## START

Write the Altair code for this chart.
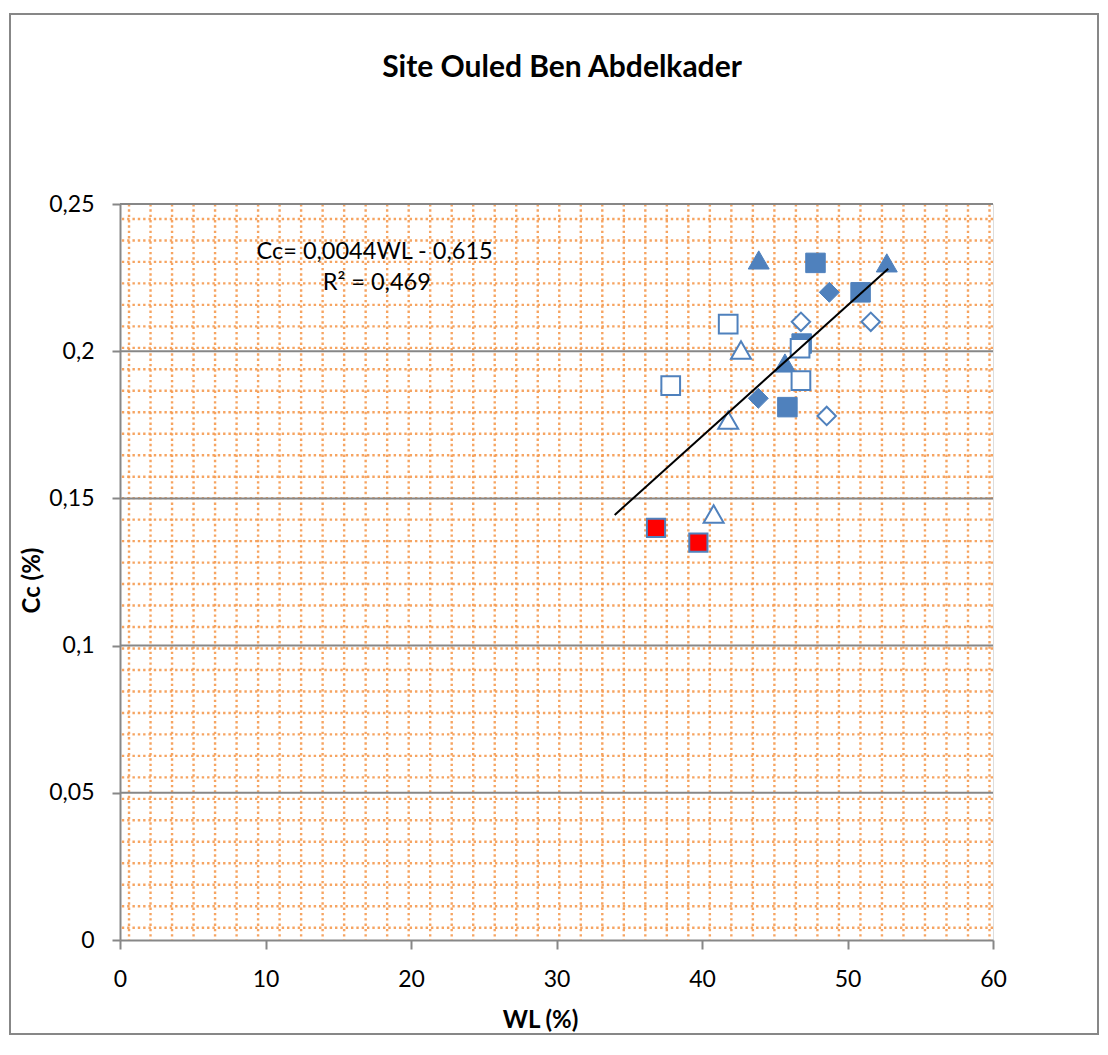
import altair as alt
import pandas as pd

# ---------------- data ----------------
filled_tri_wl = [43.9, 52.7, 45.7]
filled_tri_cc = [0.231, 0.230, 0.196]

filled_sq_wl = [47.8, 50.9, 46.85, 45.87]
filled_sq_cc = [0.230, 0.220, 0.2026, 0.181]

filled_dia_wl = [48.75, 43.87]
filled_dia_cc = [0.220, 0.184]

hollow_dia_wl = [46.8, 51.6, 48.57]
hollow_dia_cc = [0.210, 0.210, 0.178]

hollow_sq_wl = [41.8, 46.74, 37.85, 46.8]
hollow_sq_cc = [0.2092, 0.201, 0.1883, 0.190]

hollow_tri_wl = [42.68, 41.8, 40.8]
hollow_tri_cc = [0.2004, 0.1766, 0.1447]

red_sq_wl = [36.84, 39.75]
red_sq_cc = [0.140, 0.135]

trend_wl = [34.0, 52.8]
trend_cc = [0.1444, 0.228]

eq_text = ["Cc= 0,0044WL - 0,615", "R² = 0,469"]
eq_wl = [17.5, 17.65]
eq_cc = [0.2337, 0.2232]

x_ticks = [0, 10, 20, 30, 40, 50, 60]
y_ticks = [0, 0.05, 0.1, 0.15, 0.2, 0.25]
major_grid_cc = [0.05, 0.1, 0.15, 0.2, 0.25]

title_text = "Site Ouled Ben Abdelkader"

# ---------------- style ----------------
BLUE = "#4F81BD"
GRAY = "#878787"
ORANGE = "#F59A50"
FONT = "Lato"
W, H = 873, 736

# background dotted pattern positions (decoration)
dot_v = [0.62 + 1.4785 * k for k in range(41)]
dot_h = [0.00418 + 0.007295 * k for k in range(34)]

xscale = alt.Scale(domain=[0, 60], nice=False, zero=False)
yscale = alt.Scale(domain=[0, 0.25], nice=False, zero=False)

x_axis = alt.Axis(
    values=x_ticks, title="WL (%)", grid=False, labelFlush=False,
    domainColor=GRAY, domainWidth=2, tickColor=GRAY, tickWidth=2, tickSize=9,
    labelFont=FONT, labelFontSize=23, labelColor="black", labelPadding=19,
    titleFont=FONT, titleFontSize=24, titleFontWeight="bold", titleColor="black",
    titleX=420, titleY=80, titleAlign="center", titleBaseline="middle",
)
y_axis = alt.Axis(
    values=y_ticks, title="Cc (%)", grid=False, labelFlush=False,
    labelExpr="replace(format(datum.value, '~g'), '.', ',')",
    domainColor=GRAY, domainWidth=2, tickColor=GRAY, tickWidth=2, tickSize=8,
    labelFont=FONT, labelFontSize=23, labelColor="black", labelPadding=18,
    titleFont=FONT, titleFontSize=24, titleFontWeight="bold", titleColor="black",
    titleX=-88, titleY=376, titleAlign="center", titleBaseline="middle", titleAngle=270,
)

X = alt.X("wl:Q", scale=xscale, axis=x_axis)
Y = alt.Y("cc:Q", scale=yscale, axis=y_axis)

# outer frame (stroke only, so the axes underneath stay visible)
frame = alt.Chart(pd.DataFrame({"d": [0]})).mark_rect(
    fill="white", fillOpacity=0, stroke=GRAY, strokeWidth=2
).encode(
    x=alt.value(-110), x2=alt.value(W + 105), y=alt.value(-190), y2=alt.value(H + 94)
)

vdots = alt.Chart(pd.DataFrame({"wl": dot_v})).mark_rule(
    color=ORANGE, strokeWidth=2.4, strokeDash=[2.4, 2.93], opacity=0.9
).encode(x=X)

hdots = alt.Chart(pd.DataFrame({"cc": dot_h})).mark_rule(
    color=ORANGE, strokeWidth=2.4, strokeDash=[2.4, 2.93], opacity=0.9
).encode(y=Y)

major = alt.Chart(pd.DataFrame({"cc": major_grid_cc})).mark_rule(
    color=GRAY, strokeWidth=2
).encode(y=Y)


def pts(wl, cc, shape, fill, stroke, size, sw):
    return alt.Chart(pd.DataFrame({"wl": wl, "cc": cc})).mark_point(
        shape=shape, filled=True, fill=fill, stroke=stroke, strokeWidth=sw,
        size=size, opacity=1, fillOpacity=1, strokeOpacity=1
    ).encode(x=X, y=Y)


layers = [
    pts(filled_sq_wl, filled_sq_cc, "square", BLUE, BLUE, 380, 1),
    pts(filled_tri_wl, filled_tri_cc, "triangle-up", BLUE, BLUE, 440, 1),
    pts(filled_dia_wl, filled_dia_cc, "diamond", BLUE, BLUE, 400, 1),
    pts(hollow_dia_wl, hollow_dia_cc, "diamond", "white", BLUE, 340, 2),
    pts(hollow_sq_wl, hollow_sq_cc, "square", "white", BLUE, 350, 2),
    pts(hollow_tri_wl, hollow_tri_cc, "triangle-up", "white", BLUE, 400, 2),
    pts(red_sq_wl, red_sq_cc, "square", "#FF0000", BLUE, 330, 2),
]

trend = alt.Chart(pd.DataFrame({"wl": trend_wl, "cc": trend_cc})).mark_line(
    color="black", strokeWidth=2
).encode(x=X, y=Y)

eq = alt.Chart(pd.DataFrame({"wl": eq_wl, "cc": eq_cc, "t": eq_text})).mark_text(
    font=FONT, fontSize=23.5, color="black", align="center", baseline="middle"
).encode(x=X, y=Y, text="t:N")

title = alt.Chart(pd.DataFrame({"t": [title_text]})).mark_text(
    font=FONT, fontSize=30, fontWeight="bold", color="black", align="center", baseline="middle"
).encode(x=alt.value(442), y=alt.value(-136), text="t:N")

chart = alt.layer(frame, vdots, hdots, major, *layers, trend, eq, title).properties(
    width=W, height=H,
    padding={"left": 112, "top": 196, "right": 107, "bottom": 98},
    autosize=alt.AutoSizeParams(type="none"),
).configure_view(stroke="transparent").configure(background="white")

chart.save("out.html", embed_options={"renderer": "svg", "actions": False})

## END

■ Instructions to follow: Your task is to return the lines above, from the first one up to and including the line containing "filled_dia_cc = [0.220, 0.184]", minus any pictures.

■ Written solution:
Write the Altair code for this chart.
import altair as alt
import pandas as pd

# ---------------- data ----------------
filled_tri_wl = [43.9, 52.7, 45.7]
filled_tri_cc = [0.231, 0.230, 0.196]

filled_sq_wl = [47.8, 50.9, 46.85, 45.87]
filled_sq_cc = [0.230, 0.220, 0.2026, 0.181]

filled_dia_wl = [48.75, 43.87]
filled_dia_cc = [0.220, 0.184]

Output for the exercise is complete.